With the 612 m/s from stage 3 this gives a total of 1698 m/s. As I said on the previous page, adding in the kerbal's EVA backpack of approx. 600 m/s gives 2298 m/s which should be just enough if you can do the EVA burn accurately (and quickly) enough.

This isn't enough. Due to the high gravity of Tylo you'll always lose a non-neglictible part off your delta-V burning slightly verticaly in order to not fall back.

[GoSlash27]

Is the calculation of dV that simple?

ChiefJohnson,

No, it's not quite that simple. I didn't show the entire process.

The entire process would be

2.8 tonnes of not- fuel and 2 tonnes of fuel. 4.8/2.8= 1.71 Rwd.

The natural log of 1.71 is .536

.536*9.81m/sec2 (standard g0)*320s (the engine's Isp) = 1,683 m/sec DV

So while it's not quite that simple, it's not really complicated either.

What I find really useful about the rocket equation isn't this form, but instead it's backward form.

instead of 9.81Ispln(Rwd)=DV which says what the thing you have built can do, working it backwards e^(DV/9.81Isp)=Rwd which says what you need to build to do what you want.

The first form is a good spot check of what you have already built. The second form is used to design your ship so it'll do what you need. If you get handy with this equation, you don't need an add-on and don't have to worry about being misled.

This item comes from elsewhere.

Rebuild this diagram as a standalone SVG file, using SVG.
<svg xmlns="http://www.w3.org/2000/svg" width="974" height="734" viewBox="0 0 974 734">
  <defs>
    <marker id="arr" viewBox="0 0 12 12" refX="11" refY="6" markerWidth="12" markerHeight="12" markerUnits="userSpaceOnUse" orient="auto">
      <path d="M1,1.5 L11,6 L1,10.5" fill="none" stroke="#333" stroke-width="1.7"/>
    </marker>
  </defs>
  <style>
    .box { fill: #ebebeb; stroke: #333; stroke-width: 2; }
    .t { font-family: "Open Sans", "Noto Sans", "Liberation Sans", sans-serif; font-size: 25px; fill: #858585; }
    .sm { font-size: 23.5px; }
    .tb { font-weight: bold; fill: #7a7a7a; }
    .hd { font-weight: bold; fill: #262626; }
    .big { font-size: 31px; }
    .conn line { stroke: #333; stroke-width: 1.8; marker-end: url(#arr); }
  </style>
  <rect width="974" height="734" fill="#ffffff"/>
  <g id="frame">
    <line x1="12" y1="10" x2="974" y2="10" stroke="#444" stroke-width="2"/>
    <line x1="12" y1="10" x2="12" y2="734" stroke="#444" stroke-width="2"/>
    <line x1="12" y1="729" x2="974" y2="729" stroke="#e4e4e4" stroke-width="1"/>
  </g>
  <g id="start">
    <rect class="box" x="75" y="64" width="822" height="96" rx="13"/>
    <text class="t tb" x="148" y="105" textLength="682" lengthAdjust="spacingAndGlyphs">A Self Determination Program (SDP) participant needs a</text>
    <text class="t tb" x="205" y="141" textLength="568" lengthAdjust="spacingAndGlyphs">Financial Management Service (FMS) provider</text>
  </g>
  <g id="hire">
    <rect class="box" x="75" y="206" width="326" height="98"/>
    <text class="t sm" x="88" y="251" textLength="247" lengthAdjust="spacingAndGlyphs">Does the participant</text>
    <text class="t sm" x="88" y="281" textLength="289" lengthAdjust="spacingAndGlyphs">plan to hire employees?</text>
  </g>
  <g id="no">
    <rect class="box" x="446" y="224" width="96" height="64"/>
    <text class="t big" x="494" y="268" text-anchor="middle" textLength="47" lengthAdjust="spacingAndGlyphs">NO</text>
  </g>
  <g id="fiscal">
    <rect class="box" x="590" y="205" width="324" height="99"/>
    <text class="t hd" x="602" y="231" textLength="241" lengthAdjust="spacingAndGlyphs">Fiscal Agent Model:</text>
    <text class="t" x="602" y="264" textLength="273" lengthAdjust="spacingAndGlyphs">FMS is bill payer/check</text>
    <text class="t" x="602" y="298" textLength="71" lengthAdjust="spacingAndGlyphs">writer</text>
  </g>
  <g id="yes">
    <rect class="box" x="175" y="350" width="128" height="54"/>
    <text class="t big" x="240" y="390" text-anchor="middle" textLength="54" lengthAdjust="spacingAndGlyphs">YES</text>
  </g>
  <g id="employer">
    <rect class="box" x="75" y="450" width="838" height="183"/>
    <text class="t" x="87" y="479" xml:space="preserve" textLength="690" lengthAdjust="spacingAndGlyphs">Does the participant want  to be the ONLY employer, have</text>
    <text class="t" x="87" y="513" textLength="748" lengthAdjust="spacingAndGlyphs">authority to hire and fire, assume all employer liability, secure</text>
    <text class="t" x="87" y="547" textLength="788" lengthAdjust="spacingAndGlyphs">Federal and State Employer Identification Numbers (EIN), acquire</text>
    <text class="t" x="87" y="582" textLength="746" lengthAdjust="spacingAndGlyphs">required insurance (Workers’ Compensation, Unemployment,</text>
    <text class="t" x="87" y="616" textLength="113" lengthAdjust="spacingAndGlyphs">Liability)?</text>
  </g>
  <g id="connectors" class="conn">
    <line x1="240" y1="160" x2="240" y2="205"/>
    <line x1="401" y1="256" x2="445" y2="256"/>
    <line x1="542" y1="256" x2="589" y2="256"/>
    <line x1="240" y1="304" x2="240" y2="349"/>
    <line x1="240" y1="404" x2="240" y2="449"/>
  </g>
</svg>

If you get *really* slick, you can build a spreadsheet that will do your designing for you and tell you at a glance which design is cheapest or lightest for what you're trying to do.

Best,

-Slashy

[davidy12]

Get as far as you can then use EVA.

[Warzouz]

This isn't enough. Due to the high gravity of Tylo you'll always lose a non-neglictible part off your delta-V burning slightly verticaly in order to not fall back.

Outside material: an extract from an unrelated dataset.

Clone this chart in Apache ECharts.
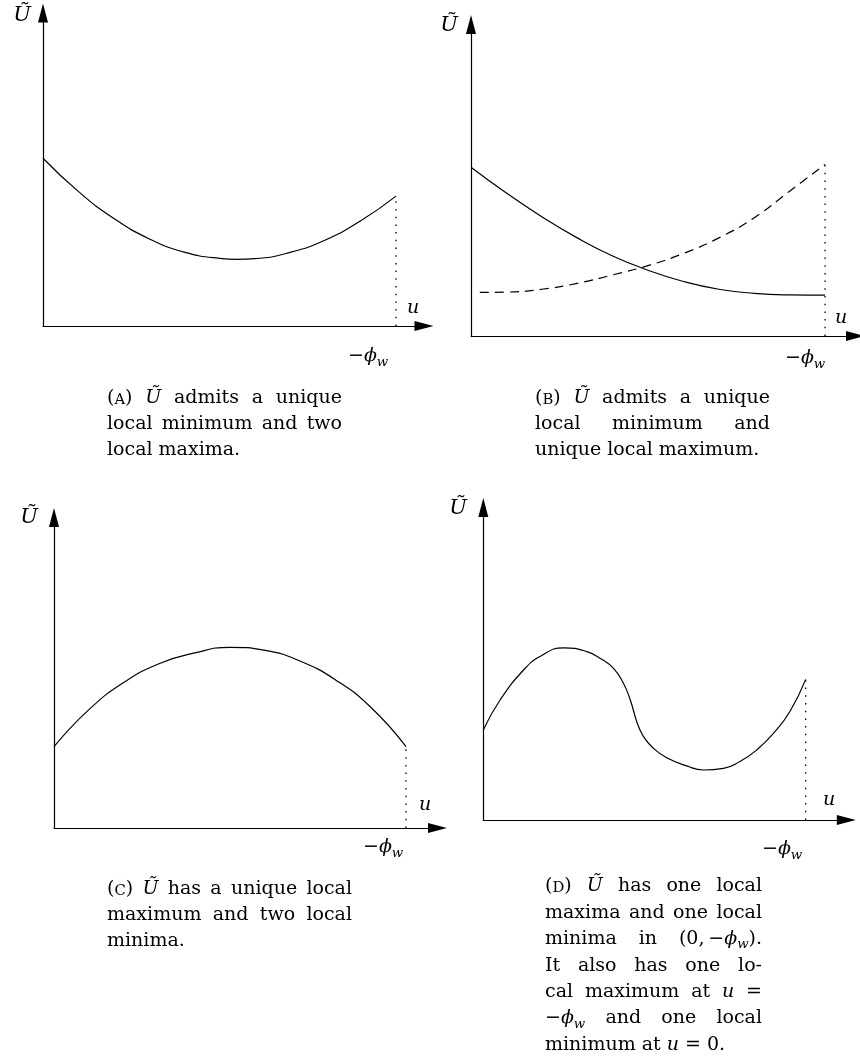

I was surprised to do a 2265m/s takeoff to 10km orbit with a test rocket (TWR was around 4). OTOH, I don't remember which altitude I took off from.

[Mikki]

The math checks out, as far as I can see.

Try this: ..., with just enough vertical to clear the terrain. ...

Good luck.

Happy landings!

Good luck... and hit F5 for before Z...

[Tatonf]

I was surprised to do a 2265m/s takeoff to 10km orbit with a test rocket (TWR was around 4). OTOH, I don't remember which altitude I took off from.

Well, the orbital speed for a 10km orbit is 2152 m/s, with the planet rotating at a speed of 18 m/s, the absolute minimum you need is 2134 m/s.

I tested it and just surprised myself doing it with 2176 m/s ! I guess, the higher the TWR is, the less delta-V you loose fighting gravity. My ship had a TWR starting at 4.48 and ending at 10.24 (well, it nevered reach that last value since it didn't burn all of it's fuel).

I just found that there's some quite high mountains on Tylo (11 250m at 20.408889/-77.1725 for exemple) so I could spend almost all my delta-V going horizontal for a 11/12 km orbit.

But I don't think OP's TWR is enough for that kind of wizardry. I don't know the thrust provided by the jetpack however.

[ChiefJohnson]

Thanks for the short explanation of the manual calculations! If I got more questions, I will look it up:) Such a nice game, you learn so much new while playing it, getting a deeper understanding the more you play. Plus: Nice community, what is going on here? Guess you have to have some passion (and brains) to play this, so manners are more common.

[Padishar]

You're welcome. Due to the apparently quite tight margins involved, this might make an interesting "get this kerbal to orbit" challenge forum thread if you posted a save file (make a copy and clean out any other vessels, except the orbiter to rendezvous with). Maybe score it on amount of EVA propellant left once grabbed onto the orbiter (assuming the orbiter has its own crew capsule)...

[Captain H@dock]

I don't know the thrust provided by the jetpack however.

It has a TWR of less than 1. Source: You can't lift off Kerbin using it. Nor Tylo.

In fact the wiki quotes the jet pack as capable of providing a 3.2 m/s² acceleration. That would make it a .4 TWR compared to Tylo surface gravity, or 0.33 compared to Kerbin.